Earlier, the thought was posed to me that the process of submission for the working or prospective writer is so very much more doable now than it used to be. I remember photocopying manuscripts and sending them off in envelopes many years ago, and if that model is applied to the present day the equation changes – a lot.
There are still places which accept printed submissions, but they are in the great minority. The electronic revolution has streamlined everything – not only do we have the means for instant submission via email, we have escaped the whole cycle of printout, package it, post it, then wait for a physical response. Now, obviously, the time saved is the first thing you think of, but what about the cost?
Assuming at least a dollar’s worth of paper and ink for a fairly typical short story, you can add on the cost of an A4 envelope plus international postage by air… A cursory check of present postal services did not find the old “large letter” rate and services for packages by economy air from Australia to the US, where most of the market outlets are, begin at over $15. If manuscripts were unlucky enough to fall into that category, well, you can already see it’s an expensive game. Let’s say it was only half that, it’s still steep enough the average writer would be rationing submissions to a certain number per week, and feeling the pinch. The submissions I’ve made in the last year would have set me back thousands, and thus been impossible.

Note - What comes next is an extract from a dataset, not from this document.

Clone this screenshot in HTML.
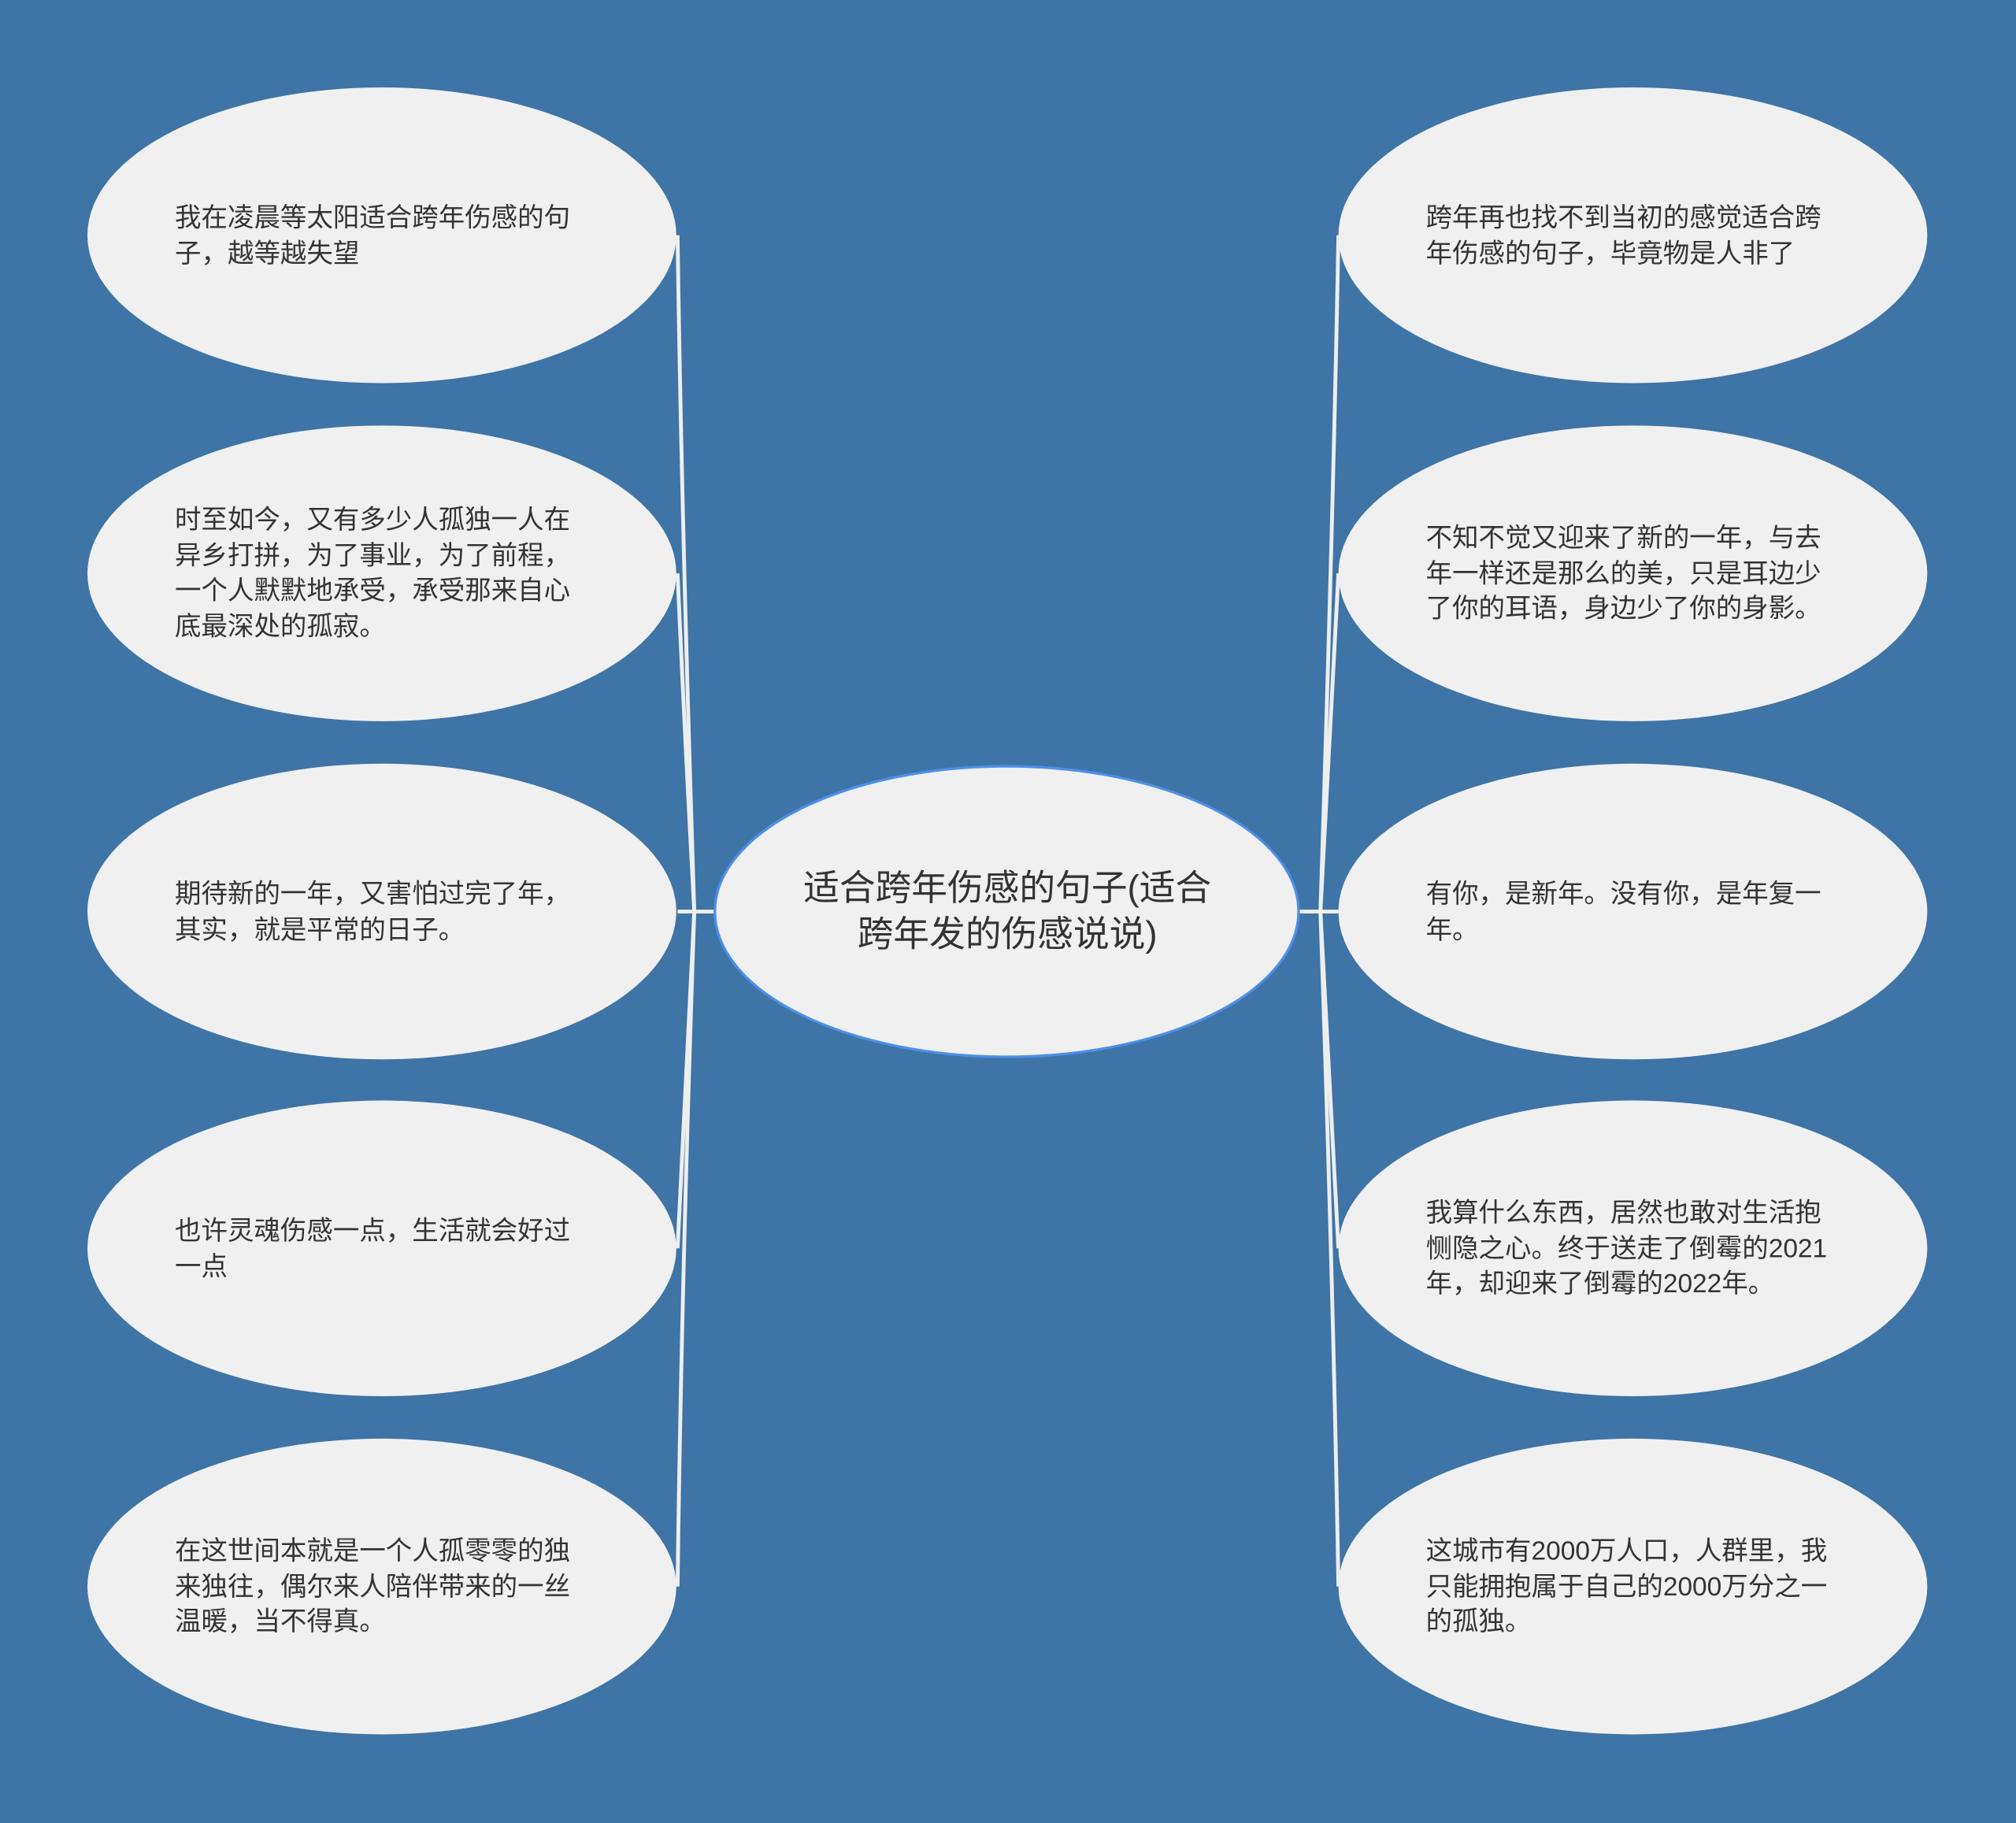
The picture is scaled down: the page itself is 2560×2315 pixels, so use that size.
<!DOCTYPE html>
<html><head><meta charset="utf-8"><style>
html,body{margin:0;padding:0;background:#3e74a6;}
#wrap{position:absolute;left:0;top:0;width:1568px;height:1418px;transform:scale(1.63265);transform-origin:0 0;background:#3e74a6;overflow:hidden;}
.t{position:absolute;font-family:"Liberation Sans","Noto Sans CJK SC",sans-serif;font-size:20.5px;line-height:27.5px;color:#333;white-space:nowrap;}
.c{position:absolute;font-family:"Liberation Sans","Noto Sans CJK SC",sans-serif;font-size:28px;line-height:36px;color:#333;text-align:center;width:455px;left:556px;top:673px;}
</style></head><body><div id="wrap">
<svg width="1568" height="1418" style="position:absolute;left:0;top:0">
<g stroke="#eeeeee" stroke-width="3" fill="none">
<line x1="556" y1="709" x2="540" y2="709"/>
<path d="M540 709 Q530 400 527 183"/>
<path d="M540 709 Q532 560 527 446"/>
<line x1="540" y1="709" x2="527" y2="709"/>
<path d="M540 709 Q532 860 527 971"/>
<path d="M540 709 Q530 1000 527 1234"/>
<line x1="1011" y1="709" x2="1027" y2="709"/>
<path d="M1027 709 Q1037 400 1041 183"/>
<path d="M1027 709 Q1035 560 1041 446"/>
<line x1="1027" y1="709" x2="1041" y2="709"/>
<path d="M1027 709 Q1035 860 1041 971"/>
<path d="M1027 709 Q1037 1000 1041 1234"/>
</g>
<g fill="#f0f0f0">
<ellipse cx="297" cy="183" rx="229" ry="115"/>
<ellipse cx="297" cy="446" rx="229" ry="115"/>
<ellipse cx="297" cy="709" rx="229" ry="115"/>
<ellipse cx="297" cy="971" rx="229" ry="115"/>
<ellipse cx="297" cy="1234" rx="229" ry="115"/>
<ellipse cx="1270" cy="183" rx="229" ry="115"/>
<ellipse cx="1270" cy="446" rx="229" ry="115"/>
<ellipse cx="1270" cy="709" rx="229" ry="115"/>
<ellipse cx="1270" cy="971" rx="229" ry="115"/>
<ellipse cx="1270" cy="1234" rx="229" ry="115"/>
<ellipse cx="783" cy="709" rx="227" ry="113" stroke="#4d8fe8" stroke-width="2"/>
</g>
</svg>
<div class="t" style="left:136px;top:156px">我在凌晨等太阳适合跨年伤感的句<br>子，越等越失望</div>
<div class="t" style="left:136px;top:391px">时至如今，又有多少人孤独一人在<br>异乡打拼，为了事业，为了前程，<br>一个人默默地承受，承受那来自心<br>底最深处的孤寂。</div>
<div class="t" style="left:136px;top:682px">期待新的一年，又害怕过完了年，<br>其实，就是平常的日子。</div>
<div class="t" style="left:136px;top:944px">也许灵魂伤感一点，生活就会好过<br>一点</div>
<div class="t" style="left:136px;top:1193px">在这世间本就是一个人孤零零的独<br>来独往，偶尔来人陪伴带来的一丝<br>温暖，当不得真。</div>
<div class="t" style="left:1109px;top:156px">跨年再也找不到当初的感觉适合跨<br>年伤感的句子，毕竟物是人非了</div>
<div class="t" style="left:1109px;top:405px">不知不觉又迎来了新的一年，与去<br>年一样还是那么的美，只是耳边少<br>了你的耳语，身边少了你的身影。</div>
<div class="t" style="left:1109px;top:682px">有你，是新年。没有你，是年复一<br>年。</div>
<div class="t" style="left:1109px;top:930px">我算什么东西，居然也敢对生活抱<br>恻隐之心。终于送走了倒霉的2021<br>年，却迎来了倒霉的2022年。</div>
<div class="t" style="left:1109px;top:1193px">这城市有2000万人口，人群里，我<br>只能拥抱属于自己的2000万分之一<br>的孤独。</div>
<div class="c">适合跨年伤感的句子(适合<br>跨年发的伤感说说)</div>
</div></body></html>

Email has changed everything. Functionally free from one day to the next, instantaneous – one can make submissions without any constraint on cost or time. We live in the age of the overnight rejection, which is a stressor all by itself, but at least we don’t suffer a hefty price tag associated with it, because the evaluation criteria would be just as stringent. Perhaps the simplicity of modern submission means editors are bombarded with material as never before, but at no time in the past was it exactly easy to get into print. The crestfallen writer papering the walls with rejection slips might be a stereotype but it was rooted in a very common reality.
The internet is a dimension of our lives we could not properly imagine back in the 90s, when so much was still traditional. I’m composing on a computer which is internet-linked, and will post this text on a “web-log” and then advertise it on “social media” to reach my readers with reflections on how I use the same tools to create and channel product to outlets… It’s almost a science fiction story all by itself, a scenario the old-time writers did not predict, though by the 1980s the “personal computer” was starting to appear and it was confidently expected a day would come when everyone had one in the house. How times change! Where will the next twenty years take us? There’s a challenge for the current generation of writers: what’s next?